Voice/Vision Holocaust Survivor Oral History Archive

Benjamin Fisk - November 8, 1982

Being Taken to Auschwitz

Now you left Bismarckhütte after five months and you went then to Auschwitz?

Yeah.

Okay, how did you travel from Bismarckhütte to Auschwitz?

By bus--by truck.

By truck, okay. How close was that?

Uh couldn't been too far. It was maybe fifteen miles, twenty miles. Who remembers? It was so long ago--too long. Maybe fifteen twenty kilometers or something.

Wife: He went to Buna.

Yeah, I went to Buna-Monowitz. Monowitz, yeah, Monowitz.

When you got there what--can you describe for me what that was like? What did that look like? What did...

Well, they--before you went in it was "Arbeit Macht Frei." "Work Makes You Free," it's in Auschwitz, you know, part of Auschwitz they had camps all around and it was a part of Auschwitz. "Arbeit Macht Frei," in the front--big sign on top. You probably seen them in movies and stuff when they showed Auschwitz, you know?

Wife: ???

Hmm?

Wife: ???

What you talking? I can't. Forget it. Well, when I came in I was the strong one already. The Germans weighed me. I weighed thirty-five kilos--seventy pounds. I was strong enough, you know, enough I could take the ??? I was strong enough I helped to carry a lot of people out of the truck, you know. When they were weighing them there were some of them that were ??? already, you know, you didn't see them anymore. Many they were sent to the hospital and that's where I got liberated. In the same hospital--the labor camp--probably three months, two months maybe--I don't know exactly how long. It wasn't too bad because there were because people from my home town. Some of them a piece of bread--worked in the kitchen--bring a little soup, you know, it wasn't too bad plus I didn't have to work, I was in the hospital, you know. The Russians were getting closer already so they were cautious, you know. They evacuated the camp, you know, and we stayed behind for two weeks. We wait in the snow, wintertime, you know, and outside--was January, you know. No food nothing.

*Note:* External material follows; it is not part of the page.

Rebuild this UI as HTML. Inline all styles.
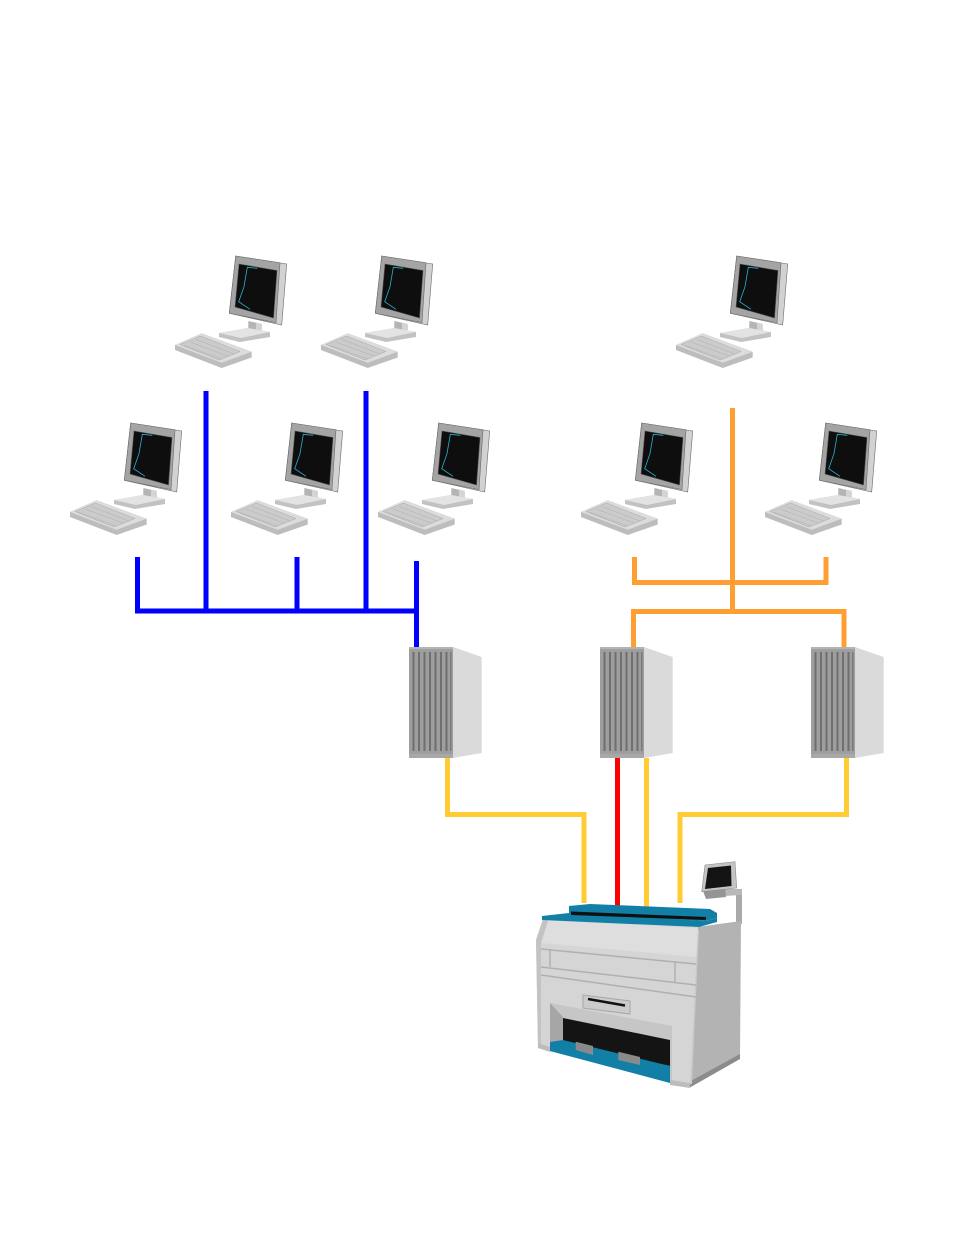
<!DOCTYPE html>
<html>
<head>
<meta charset="utf-8">
<style>
html,body{margin:0;padding:0;background:#fff;}
svg{display:block;}
</style>
</head>
<body>
<svg width="954" height="1235" viewBox="0 0 954 1235" xmlns="http://www.w3.org/2000/svg">
<defs>
  <g id="pc">
    <!-- monitor -->
    <polygon points="65.7,6 116.7,14 111.7,75 59.3,63.3" fill="#d2d2d2" stroke="#6a6a6a" stroke-width="0.6"/>
    <polygon points="65.7,6 110,12.7 106,72.7 59.3,63.3" fill="#a4a4a4" stroke="#6a6a6a" stroke-width="0.6"/>
    <polygon points="69,14 107,20.5 103.5,68 65,57" fill="#0e0e0e" stroke="#555" stroke-width="0.6"/>
    <polyline points="87.3,18.3 77.3,17.3 74,36.7 68.7,51.7 80,59.3" fill="none" stroke="#2ab4cc" stroke-width="0.8"/>
    <!-- neck -->
    <polygon points="78.3,71 91.7,74 91.7,84 78.3,82" fill="#b4b4b4"/>
    <polygon points="86,72.5 91.7,74 91.7,84 86,83" fill="#d4d4d4"/>
    <!-- base -->
    <polygon points="49,83 78,78 100,82 100,87 70,92 49,87" fill="#c2c2c2"/>
    <polygon points="49,83 78,78 100,82 71,88" fill="#e3e3e3"/>
    <!-- keyboard -->
    <polygon points="5,95 31.7,83.3 81.7,101.7 81.7,107.5 51.7,118 5,100" fill="#bdbdbd"/>
    <polygon points="5,95 31.7,83.3 81.7,101.7 51.7,112.7" fill="#dcdcdc"/>
    <polygon points="10,94.5 30.5,86 70,101.5 49,110" fill="#cbcbcb" stroke="#a8a8a8" stroke-width="0.5"/>
    <line x1="14" y1="95.5" x2="52" y2="109" stroke="#b0b0b0" stroke-width="0.5"/>
    <line x1="20" y1="92" x2="58" y2="106" stroke="#b0b0b0" stroke-width="0.5"/>
    <line x1="26" y1="89.5" x2="64" y2="104" stroke="#b0b0b0" stroke-width="0.5"/>
  </g>
  <g id="srv">
    <polygon points="44,0 72.7,10 72.7,106 44,111" fill="#dadada"/>
    <rect x="0" y="0" width="44" height="111" fill="#9e9e9e"/>
    <rect x="0" y="0" width="44" height="2" fill="#b4b4b4"/>
    <rect x="0" y="107" width="44" height="4" fill="#a8a8a8"/>
    <rect x="3.5" y="5" width="2" height="99" fill="#6f6f6f"/>
    <rect x="9" y="5" width="2" height="99" fill="#6f6f6f"/>
    <rect x="14.5" y="5" width="2" height="99" fill="#6f6f6f"/>
    <rect x="20" y="5" width="2" height="99" fill="#6f6f6f"/>
    <rect x="25.5" y="5" width="2" height="99" fill="#6f6f6f"/>
    <rect x="31" y="5" width="2" height="99" fill="#6f6f6f"/>
    <rect x="36.5" y="5" width="2" height="99" fill="#6f6f6f"/>
    <rect x="41" y="5" width="1.5" height="99" fill="#7a7a7a"/>
  </g>
</defs>

<!-- computers -->
<use href="#pc" x="170" y="250"/>
<use href="#pc" x="316" y="250"/>
<use href="#pc" x="671" y="250"/>
<use href="#pc" x="65" y="417"/>
<use href="#pc" x="226" y="417"/>
<use href="#pc" x="373" y="417"/>
<use href="#pc" x="576" y="417"/>
<use href="#pc" x="760" y="417"/>

<!-- blue network -->
<g stroke="#0000ff" stroke-width="5" fill="none" stroke-linejoin="miter">
  <polyline points="137.5,557 137.5,611 419,611"/>
  <line x1="206" y1="391" x2="206" y2="611"/>
  <line x1="297" y1="557" x2="297" y2="611"/>
  <line x1="366" y1="391" x2="366" y2="611"/>
  <line x1="416.5" y1="561" x2="416.5" y2="648"/>
</g>

<!-- orange network -->
<g stroke="#ff9e33" stroke-width="5" fill="none" stroke-linejoin="miter">
  <polyline points="634.5,557 634.5,582.5 826,582.5 826,557"/>
  <line x1="732.5" y1="408" x2="732.5" y2="611"/>
  <polyline points="633.5,648 633.5,611.5 844,611.5 844,648"/>
</g>

<!-- servers -->
<use href="#srv" x="409" y="647"/>
<use href="#srv" x="600" y="647"/>
<use href="#srv" x="811" y="647"/>

<!-- yellow / red connections -->
<g stroke="#ffcc33" stroke-width="5" fill="none" stroke-linejoin="miter">
  <polyline points="447.5,758 447.5,814.5 584,814.5 584,903"/>
  <line x1="646.5" y1="758" x2="646.5" y2="909"/>
  <polyline points="680,903 680,814.5 846.5,814.5 846.5,758"/>
</g>
<line x1="617.5" y1="758" x2="617.5" y2="908" stroke="#ff0000" stroke-width="5"/>

<!-- printer -->
<g>
  <!-- arm + monitor -->
  <rect x="736" y="893" width="6" height="31" fill="#a9a9a9"/>
  <polygon points="722,889 742,889 742,895 724,896" fill="#b8b8b8"/>
  <polygon points="703,891 725,888 726,897 706,899" fill="#959595"/>
  <polygon points="705,865 735,861.7 736.7,888 701.7,891.7" fill="#c4c4c4" stroke="#8a8a8a" stroke-width="0.6"/>
  <polygon points="708,868 731,865.5 731.5,886 705,889" fill="#141414"/>

  <!-- side face -->
  <polygon points="697,927 741,921 740,1058 689,1087" fill="#b3b3b3"/>
  <polygon points="689,1082 740,1054 740,1059 689,1088" fill="#8c8c8c"/>
  <line x1="698" y1="930" x2="691" y2="1084" stroke="#c9c9c9" stroke-width="2"/>

  <!-- front face -->
  <polygon points="543,919 698,927 690,1087 670,1083 550,1051 538,1047 536,940" fill="#d5d5d5"/>
  <polygon points="543,920 698,928 696,957 541,943" fill="#dedede"/>
  <polygon points="543,919 548,921 541,943 541,1047 538,1047 536,940" fill="#c3c3c3"/>
  <g stroke="#b0b0b0" stroke-width="1.5" fill="none">
    <line x1="541" y1="949" x2="696" y2="964"/>
    <line x1="541" y1="967" x2="696" y2="985"/>
    <line x1="541" y1="975" x2="696" y2="997"/>
    <line x1="550" y1="950" x2="550" y2="967"/>
    <line x1="675" y1="962" x2="675" y2="983"/>
  </g>
  <!-- slot -->
  <polygon points="583,995 630,1001 630,1014 583,1008" fill="#cbcbcb" stroke="#a8a8a8" stroke-width="1"/>
  <line x1="588" y1="999" x2="625" y2="1005.5" stroke="#111" stroke-width="2.5"/>

  <!-- opening -->
  <polygon points="550,1003 672,1026 672,1083 550,1051" fill="#c6c6c6"/>
  <polygon points="550,1003 563,1017 563,1043 550,1042" fill="#a6a6a6"/>
  <polygon points="563,1018 670,1040 670,1066 563,1043" fill="#141414"/>
  <polygon points="550,1042 563,1040 670,1066 670,1083 550,1051" fill="#127fa6"/>
  <polygon points="575.7,1041.7 593,1046 593,1055 575.7,1050" fill="#8a8a8a"/>
  <polygon points="618.3,1051.7 640,1057 640,1065 618.3,1060" fill="#8a8a8a"/>
  <!-- bottom strip -->
  <polygon points="538,1043 550,1047 550,1052 538,1048" fill="#bcbcbc"/>
  <polygon points="670,1080 690,1083 690,1088 670,1085" fill="#bcbcbc"/>

  <!-- top blue strip -->
  <polygon points="542,916 569,913 706,921 717,918 717,922 699,927 542,920" fill="#127fa6"/>
  <!-- platen -->
  <polygon points="569,906 590,904 710,909 717,913 717,918 706,921 569,914" fill="#127fa6"/>
  <polygon points="571,911.5 706,917 706,920 571,915" fill="#111"/>
</g>
</svg>
</body>
</html>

So you got to Auschwitz toward, toward the end of the war really--two, three months?

Yeah. They left the people, you know, they left us behind. And they had some guards, too, but the Russians were bombing, you know, they got--the guards took off the last three, four, five days. There was nobody there but we didn't know, you know, we were still afraid to walk out and some of us did but I couldn't go because I was sick, you know.